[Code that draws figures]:
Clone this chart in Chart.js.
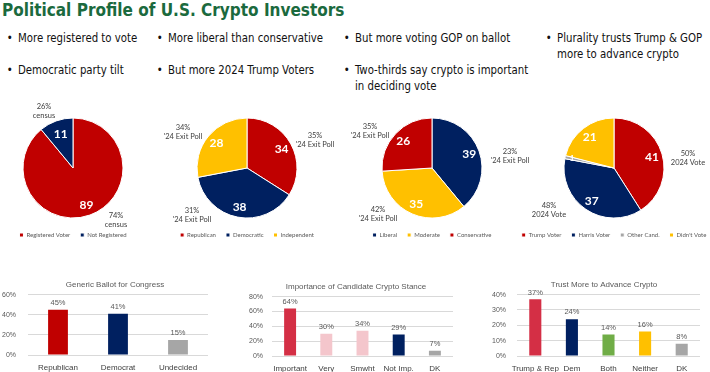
<!DOCTYPE html>
<html>
<head>
<meta charset="utf-8">
<script src="https://cdn.jsdelivr.net/npm/chart.js@4.4.0/dist/chart.umd.min.js"></script>
<style>
  body { margin: 0; width: 710px; height: 372px; overflow: hidden; background: #fff; position: relative;
         font-family: "DejaVu Sans Condensed", "Liberation Sans", sans-serif; }
  .box { position: absolute; }
  h1 { position: absolute; left: 2px; top: 0px; margin: 0; font-size: 17px; font-weight: bold; color: #1B6A3E; white-space: nowrap; }
  .b { position: absolute; font-size: 13px; line-height: 16px; color: #111; white-space: nowrap;
       transform: scaleX(0.87); transform-origin: 0 0; }
  .b:before { content: "\2022"; position: absolute; left: -13px; }
  .note { position: absolute; font-family: Lato, sans-serif; font-size: 7.5px; line-height: 9px; color: #404040;
          text-align: center; transform: translateX(-50%); white-space: nowrap; }
</style>
</head>
<body>
<h1>Political Profile of U.S. Crypto Investors</h1>

<div class="b" style="left:18px;top:30px">More registered to vote</div>
<div class="b" style="left:18px;top:62px">Democratic party tilt</div>
<div class="b" style="left:168px;top:30px">More liberal than conservative</div>
<div class="b" style="left:168px;top:62px">But more 2024 Trump Voters</div>
<div class="b" style="left:355px;top:30px">But more voting GOP on ballot</div>
<div class="b" style="left:355px;top:62px">Two-thirds say crypto is important<br>in deciding vote</div>
<div class="b" style="left:557px;top:30px">Plurality trusts Trump &amp; GOP<br>more to advance crypto</div>

<div class="box" style="left:0px;top:114px;width:146px;height:134px"><canvas id="pie1"></canvas></div>
<div class="box" style="left:162px;top:114px;width:170px;height:134px"><canvas id="pie2"></canvas></div>
<div class="box" style="left:347px;top:114px;width:170px;height:134px"><canvas id="pie3"></canvas></div>
<div class="box" style="left:509px;top:114px;width:210px;height:134px"><canvas id="pie4"></canvas></div>

<div class="note" style="left:44px;top:102px">26%<br>census</div>
<div class="note" style="left:116px;top:211px">74%<br>census</div>
<div class="note" style="left:183px;top:123px">34%<br>'24 Exit Poll</div>
<div class="note" style="left:315px;top:131px">35%<br>'24 Exit Poll</div>
<div class="note" style="left:192px;top:206px">31%<br>'24 Exit Poll</div>
<div class="note" style="left:370px;top:122px">35%<br>'24 Exit Poll</div>
<div class="note" style="left:510px;top:147px">23%<br>'24 Exit Poll</div>
<div class="note" style="left:378px;top:205px">42%<br>'24 Exit Poll</div>
<div class="note" style="left:688px;top:149px">50%<br>2024 Vote</div>
<div class="note" style="left:549px;top:201px">48%<br>2024 Vote</div>

<div class="box" style="left:0px;top:276px;width:230px;height:96px"><canvas id="bar1"></canvas></div>
<div class="box" style="left:235px;top:278px;width:242px;height:95px"><canvas id="bar2"></canvas></div>
<div class="box" style="left:490px;top:276px;width:228px;height:97px"><canvas id="bar3"></canvas></div>

<script>
const regLabels = ['Registered Voter', 'Not Registered'];
const regValues = [89, 11];
const partyLabels = ['Republican', 'Democratic', 'Independent'];
const partyValues = [34, 38, 28];
const ideoLabels = ['Liberal', 'Moderate', 'Conservative'];
const ideoValues = [39, 35, 26];
const voteLabels = ['Trump Voter', 'Harris Voter', 'Other Cand.', "Didn't Vote"];
const voteValues = [41, 37, 1, 21];

const ballotLabels = ['Republican', 'Democrat', 'Undecided'];
const ballotValues = [45, 41, 15];
const stanceLabels = ['Important', 'Very', 'Smwht', 'Not Imp.', 'DK'];
const stanceValues = [64, 30, 34, 29, 7];
const trustLabels = ['Trump & Rep', 'Dem', 'Both', 'Neither', 'DK'];
const trustValues = [37, 24, 14, 16, 8];

const RED = '#C00000', NAVY = '#002060', GOLD = '#FFC000', GREY = '#A6A6A6';
const CRIMSON = '#D42F45', PINK = '#F4C6CC', GREEN = '#70AD47';
const sans = '"Liberation Sans", Arial, sans-serif';

// white numbers inside the pie slices
const sliceLabels = {
  id: 'sliceLabels',
  afterDatasetsDraw(chart) {
    const ctx = chart.ctx;
    const values = chart.data.datasets[0].data;
    chart.getDatasetMeta(0).data.forEach((arc, i) => {
      const v = values[i];
      const mid = (arc.startAngle + arc.endAngle) / 2;
      const r = arc.outerRadius * (v < 5 ? 0.86 : v < 20 ? 0.72 : 0.79);
      ctx.save();
      ctx.fillStyle = '#fff';
      ctx.font = (v < 5 ? 'bold 8px ' : 'bold 12px ') + 'Lato, sans-serif';
      ctx.textAlign = 'center';
      ctx.textBaseline = 'middle';
      ctx.fillText(v, arc.x + Math.cos(mid) * r, arc.y + Math.sin(mid) * r);
      ctx.restore();
    });
  }
};

// percent labels above the bars
const barLabels = {
  id: 'barLabels',
  afterDatasetsDraw(chart) {
    const ctx = chart.ctx;
    const values = chart.data.datasets[0].data;
    chart.getDatasetMeta(0).data.forEach((bar, i) => {
      ctx.save();
      ctx.fillStyle = '#595959';
      ctx.font = '7.5px ' + sans;
      ctx.textAlign = 'center';
      ctx.textBaseline = 'bottom';
      ctx.fillText(values[i] + '%', bar.x, bar.y - 3);
      ctx.restore();
    });
  }
};

function pieChart(id, labels, values, colors) {
  new Chart(document.getElementById(id), {
    type: 'pie',
    data: {
      labels: labels,
      datasets: [{ data: values, backgroundColor: colors, borderColor: '#fff', borderWidth: 1, hoverOffset: 0, radius: 50 }]
    },
    options: {
      responsive: true,
      maintainAspectRatio: false,
      animation: false,
      plugins: {
        tooltip: { enabled: false },
        legend: {
          position: 'bottom',
          labels: { boxWidth: 4, boxHeight: 4, padding: 10, color: '#595959', font: { size: 6, family: 'Lato, sans-serif' } }
        }
      }
    },
    plugins: [sliceLabels]
  });
}

// an empty right-hand axis (spacer) pushes the centred title to where the original has it
function barChart(id, labels, values, colors, title, max, step, yWidth, yPad, spacer) {
  new Chart(document.getElementById(id), {
    type: 'bar',
    data: {
      labels: labels,
      datasets: [{ data: values, backgroundColor: colors, barPercentage: 0.33, categoryPercentage: 1 }]
    },
    options: {
      responsive: true,
      maintainAspectRatio: false,
      animation: false,
      plugins: {
        legend: { display: false },
        tooltip: { enabled: false },
        title: {
          display: true, text: title, color: '#595959',
          font: { size: 8, family: sans, weight: 'normal' },
          padding: { top: 4, bottom: 5 }
        }
      },
      scales: {
        x: {
          grid: { display: false, drawTicks: false },
          border: { display: false },
          ticks: { color: '#404040', font: { size: 8, family: sans }, padding: 8, maxRotation: 0, autoSkip: false },
          afterFit: s => { s.height = 17; }
        },
        y: {
          min: 0, max: max,
          grid: { color: '#D9D9D9', drawTicks: false },
          border: { display: false },
          ticks: { stepSize: step, padding: yPad, color: '#595959', font: { size: 7, family: sans },
                   callback: v => v + '%' },
          afterFit: s => { s.width = yWidth; }
        },
        spacer: {
          type: 'linear', position: 'right',
          grid: { display: false, drawTicks: false },
          border: { display: false },
          ticks: { display: false },
          afterFit: s => { s.width = spacer; }
        }
      }
    },
    plugins: [barLabels]
  });
}

pieChart('pie1', regLabels, regValues, [RED, NAVY]);
pieChart('pie2', partyLabels, partyValues, [RED, NAVY, GOLD]);
pieChart('pie3', ideoLabels, ideoValues, [NAVY, GOLD, RED]);
pieChart('pie4', voteLabels, voteValues, [RED, NAVY, GREY, GOLD]);

barChart('bar1', ballotLabels, ballotValues, [RED, NAVY, GREY], 'Generic Ballot for Congress', 60, 20, 28, 12, 22);
barChart('bar2', stanceLabels, stanceValues, [CRIMSON, PINK, PINK, NAVY, GREY], 'Importance of Candidate Crypto Stance', 80, 20, 37, 9, 24);
barChart('bar3', trustLabels, trustValues, [CRIMSON, NAVY, GREEN, GOLD, GREY], 'Trust More to Advance Crypto', 40, 10, 27, 11, 18);
</script>
</body>
</html>
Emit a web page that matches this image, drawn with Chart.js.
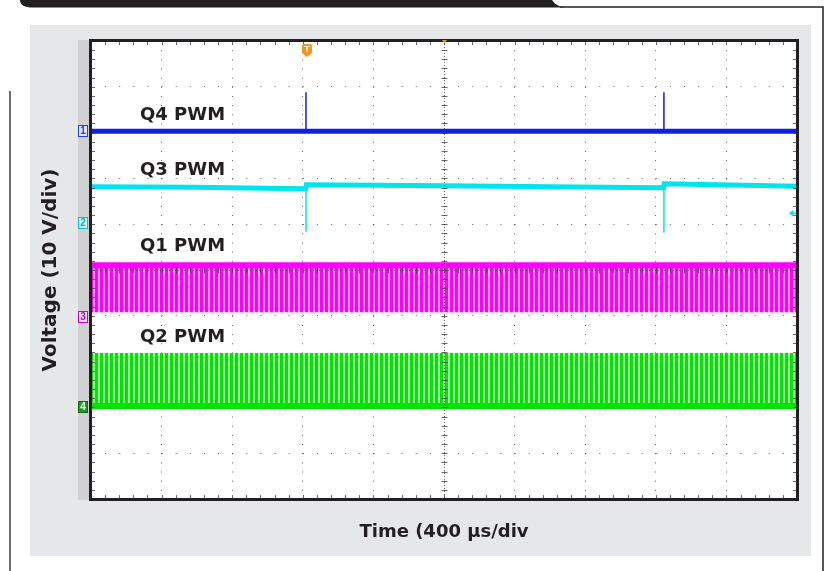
<!DOCTYPE html>
<html><head><meta charset="utf-8">
<script src="https://cdn.jsdelivr.net/npm/chart.js@4.4.1/dist/chart.umd.min.js"></script>
<style>html,body{margin:0;padding:0;background:#fff;}#wrap{width:830px;height:571px;}</style>
</head><body><div id="wrap"><canvas id="c" width="830" height="571"></canvas></div>
<script>
// ---- axis ranges (time in µs, screen volts at 10 V/div) ----
const xMinUs = 0, xMaxUs = 4000, xStepUs = 400;
const yMinV = -50, yMaxV = 50, yStepV = 10;
const xTitle = 'Time (400 µs/div';
const yTitle = 'Voltage (10 V/div)';

// ---- channels ----
const chNames = ['Q4 PWM', 'Q3 PWM', 'Q1 PWM', 'Q2 PWM'];
const chNumbers = ['1', '2', '3', '4'];
const chGround = [30.3, 10.3, -10.3, -29.9];   // ground marker of each channel (screen volts)

// Q4 (CH1)
const q4Times = [0, 4000];
const q4Volts = [0.0, 0.0];
const q4SpikeTimes = [1218, 3246];
const q4SpikeBase = [0.0, 0.0];
const q4SpikePeak = [8.5, 8.5];

// Q3 (CH2)
const q3Times = [0, 600, 1000, 1216, 1220, 2000, 2600, 3244, 3248, 3700, 4000];
const q3Volts = [7.86, 7.75, 7.53, 7.42, 8.30, 8.08, 7.86, 7.64, 8.52, 8.19, 7.97];
const q3SpikeTimes = [1218, 3246];
const q3SpikeBase = [7.9, 8.1];
const q3SpikePeak = [-1.97, -2.18];

// Q1 (CH3) switching envelope
const q1Times = [0, 4000];
const q1High = [11.35, 11.35];
const q1Low = [1.1, 1.1];

// Q2 (CH4) switching envelope
const q2Times = [0, 4000];
const q2High = [11.8, 11.8];
const q2Low = [0.2, 0.2];

// trigger
const triggerTimeUs = 1218;
const triggerLevelV = 2.1;   // on CH2

// ---- build datasets ----
function pts(times, volts, ch) {
  return times.map((t, i) => ({ x: t, y: chGround[ch] + volts[i] }));
}
function spikes(times, base, peak, ch) {
  const out = [];
  times.forEach((t, i) => {
    out.push({ x: t, y: chGround[ch] + base[i] });
    out.push({ x: t, y: chGround[ch] + peak[i] });
    out.push({ x: t, y: null });
  });
  return out;
}
const cv = document.getElementById('c');
const mainCtx = cv.getContext('2d');
function stripes(main, light) {
  const c = document.createElement('canvas');
  c.width = 5; c.height = 1;
  const g = c.getContext('2d');
  g.fillStyle = main; g.fillRect(0, 0, 3, 1);
  g.fillStyle = light; g.fillRect(3, 0, 2, 1);
  return mainCtx.createPattern(c, 'repeat');
}
const C_BLUE = '#1020e0', C_CYAN = '#00e4ee', C_MAG = '#ff00ff', C_GRN = '#00e400';

const base = { pointRadius: 0, tension: 0, borderCapStyle: 'butt', fill: false };
const datasets = [
  Object.assign({}, base, { label: 'Q4 spikes', data: spikes(q4SpikeTimes, q4SpikeBase, q4SpikePeak, 0), borderColor: C_BLUE, borderWidth: 1.5 }),
  Object.assign({}, base, { label: 'Q4 PWM', data: pts(q4Times, q4Volts, 0), borderColor: C_BLUE, borderWidth: 5 }),
  Object.assign({}, base, { label: 'Q3 spikes', data: spikes(q3SpikeTimes, q3SpikeBase, q3SpikePeak, 1), borderColor: C_CYAN, borderWidth: 1.5 }),
  Object.assign({}, base, { label: 'Q3 PWM', data: pts(q3Times, q3Volts, 1), borderColor: C_CYAN, borderWidth: 5 }),
  Object.assign({}, base, { label: 'Q1 PWM high', data: pts(q1Times, q1High, 2), borderColor: C_MAG, borderWidth: 6 }),
  Object.assign({}, base, { label: 'Q1 PWM low', data: pts(q1Times, q1Low, 2), borderColor: 'rgba(0,0,0,0)', borderWidth: 0, fill: '-1', backgroundColor: stripes('#ff00ff', '#ff9cff') }),
  Object.assign({}, base, { label: 'Q2 PWM low', data: pts(q2Times, q2Low, 3), borderColor: C_GRN, borderWidth: 6 }),
  Object.assign({}, base, { label: 'Q2 PWM high', data: pts(q2Times, q2High, 3), borderColor: 'rgba(0,0,0,0)', borderWidth: 0, fill: '-1', backgroundColor: stripes('#00e400', '#a8f5a8') })
];

// ---- decoration plugin ----
const scopePlugin = {
  id: 'scope',
  beforeDraw(chart) {
    const ctx = chart.ctx, a = chart.chartArea;
    ctx.save();
    ctx.fillStyle = '#ffffff'; ctx.fillRect(0, 0, chart.width, chart.height);
    // gray panel
    ctx.fillStyle = '#e6e7e8'; ctx.fillRect(30, 25, 781, 531);
    ctx.fillStyle = '#d0d1d2'; ctx.fillRect(a.left - 13, a.top - 1, 13, a.height + 2);
    ctx.fillStyle = '#ffffff'; ctx.fillRect(a.left, a.top, a.width, a.height);
    // top dark bar and frame lines
    ctx.fillStyle = '#231f20';
    ctx.beginPath();
    ctx.moveTo(20, 0); ctx.lineTo(552, 0);
    ctx.quadraticCurveTo(556, 6.5, 565, 7.5);
    ctx.lineTo(33, 7.5);
    ctx.quadraticCurveTo(20, 7.5, 20, 0);
    ctx.closePath(); ctx.fill();
    ctx.strokeStyle = '#231f20'; ctx.lineWidth = 1.5;
    ctx.beginPath(); ctx.moveTo(560, 7); ctx.lineTo(823, 7); ctx.lineTo(823, 571); ctx.stroke();
    ctx.strokeStyle = '#6d6e71'; ctx.lineWidth = 2;
    ctx.beginPath(); ctx.moveTo(10, 91); ctx.lineTo(10, 571); ctx.stroke();
    ctx.restore();
  },
  afterDraw(chart) {
    const ctx = chart.ctx, a = chart.chartArea;
    const xs = chart.scales.x, ys = chart.scales.y;
    ctx.save();
    // center cross with minor ticks
    const cx = Math.round(xs.getPixelForValue((xMinUs + xMaxUs) / 2)) + 0.5;
    const cy = Math.round(ys.getPixelForValue((yMinV + yMaxV) / 2)) + 0.5;
    ctx.strokeStyle = 'rgba(60,60,60,0.75)'; ctx.lineWidth = 1;
    ctx.setLineDash([1, 2]);
    ctx.beginPath();
    ctx.moveTo(cx, a.top); ctx.lineTo(cx, a.bottom);
    ctx.moveTo(a.left, cy); ctx.lineTo(a.right, cy);
    ctx.stroke();
    ctx.setLineDash([]);
    ctx.beginPath();
    for (let t = xMinUs; t <= xMaxUs; t += xStepUs / 5) {
      const x = Math.round(xs.getPixelForValue(t)) + 0.5;
      ctx.moveTo(x, cy - 3); ctx.lineTo(x, cy + 3);
      ctx.moveTo(x, a.top); ctx.lineTo(x, a.top + 4);
      ctx.moveTo(x, a.bottom); ctx.lineTo(x, a.bottom - 4);
    }
    for (let v = yMinV; v <= yMaxV; v += yStepV / 5) {
      const y = Math.round(ys.getPixelForValue(v)) + 0.5;
      ctx.moveTo(cx - 3, y); ctx.lineTo(cx + 3, y);
      ctx.moveTo(a.left, y); ctx.lineTo(a.left + 4, y);
      ctx.moveTo(a.right, y); ctx.lineTo(a.right - 4, y);
    }
    ctx.stroke();
    // plot border
    ctx.strokeStyle = '#231f20'; ctx.lineWidth = 3;
    ctx.strokeRect(a.left - 0.5, a.top - 0.5, a.width + 1, a.height + 1);

    // channel labels
    ctx.fillStyle = '#231f20';
    ctx.font = 'bold 18px "DejaVu Sans"';
    ctx.textBaseline = 'alphabetic'; ctx.textAlign = 'left';
    const labelY = [120, 175, 251, 342];
    chNames.forEach((n, i) => ctx.fillText(n, 140, labelY[i]));

    // channel ground markers
    const mk = [
      { s: '#2040ff', f: '#e2e6ff', t: '#2040ff' },
      { s: '#00c4d4', f: '#dcf8fa', t: '#00aebe' },
      { s: '#d000d0', f: '#ffeaff', t: '#c000c0' },
      { s: '#0c6e0c', f: '#1f9a1f', t: '#ffffff' }
    ];
    ctx.font = 'bold 10px "Liberation Sans"';
    ctx.textAlign = 'center'; ctx.textBaseline = 'middle';
    chGround.forEach((g, i) => {
      const y = Math.round(ys.getPixelForValue(g));
      ctx.fillStyle = mk[i].f; ctx.fillRect(78.5, y - 5.5, 9, 11);
      ctx.strokeStyle = mk[i].s; ctx.lineWidth = 1; ctx.strokeRect(78.5, y - 5.5, 9, 11);
      ctx.fillStyle = mk[i].t; ctx.fillText(chNumbers[i], 83, y + 0.5);
    });

    // trigger position marker
    const tx = xs.getPixelForValue(triggerTimeUs) + 1;
    ctx.fillStyle = '#f7941d';
    ctx.beginPath();
    ctx.moveTo(tx - 5, 46); ctx.quadraticCurveTo(tx - 5, 44, tx - 3, 44);
    ctx.lineTo(tx + 3, 44); ctx.quadraticCurveTo(tx + 5, 44, tx + 5, 46);
    ctx.lineTo(tx + 5, 53); ctx.lineTo(tx, 57); ctx.lineTo(tx - 5, 53);
    ctx.closePath(); ctx.fill();
    ctx.fillStyle = '#ffffff'; ctx.font = 'bold 9px "Liberation Sans"';
    ctx.fillText('T', tx, 50);
    // horizontal position marker (top center)
    ctx.fillStyle = '#f7941d';
    ctx.beginPath(); ctx.moveTo(cx - 2.5, a.top - 1); ctx.lineTo(cx + 2.5, a.top - 1); ctx.lineTo(cx, a.top + 2); ctx.closePath(); ctx.fill();
    // trigger level arrow
    const ly = ys.getPixelForValue(chGround[1] + triggerLevelV);
    ctx.fillStyle = C_CYAN; ctx.strokeStyle = C_CYAN; ctx.lineWidth = 1.5;
    ctx.beginPath(); ctx.moveTo(a.right - 8, ly); ctx.lineTo(a.right - 3.5, ly - 3.5); ctx.lineTo(a.right - 3.5, ly + 3.5); ctx.closePath(); ctx.fill();
    ctx.beginPath(); ctx.moveTo(a.right - 4, ly); ctx.lineTo(a.right - 1, ly); ctx.stroke();
    ctx.restore();
  }
};

new Chart(cv, {
  type: 'line',
  data: { datasets },
  plugins: [scopePlugin],
  options: {
    responsive: false, animation: false, devicePixelRatio: 1, events: [],
    layout: { padding: { left: 0, right: 33, top: 41, bottom: 0 } },
    plugins: { legend: { display: false }, tooltip: { enabled: false } },
    scales: {
      x: {
        type: 'linear', min: xMinUs, max: xMaxUs, z: 1,
        ticks: { stepSize: xStepUs, display: false },
        grid: { color: 'rgba(60,60,60,0.8)', lineWidth: 1, drawTicks: false },
        border: { display: false, dash: [1, 8.16] },
        title: { display: true, text: xTitle, color: '#231f20', font: { family: 'DejaVu Sans', size: 18, weight: 'bold' }, padding: { top: 0, bottom: 28 } },
        afterFit(s) { s.height = 72; }
      },
      y: {
        type: 'linear', min: yMinV, max: yMaxV, z: 1,
        ticks: { stepSize: yStepV, display: false },
        grid: { color: 'rgba(60,60,60,0.8)', lineWidth: 1, drawTicks: false },
        border: { display: false, dash: [1, 13.12] },
        title: { display: true, text: yTitle, color: '#231f20', font: { family: 'DejaVu Sans', size: 20, weight: 'bold' }, padding: { top: 39, bottom: 0 } },
        afterFit(s) { s.width = 91; }
      }
    }
  }
});
</script>
</body></html>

[Written exercise]:
The answer is a single number: how many lines include the word "this"?

[Exercise result]:
2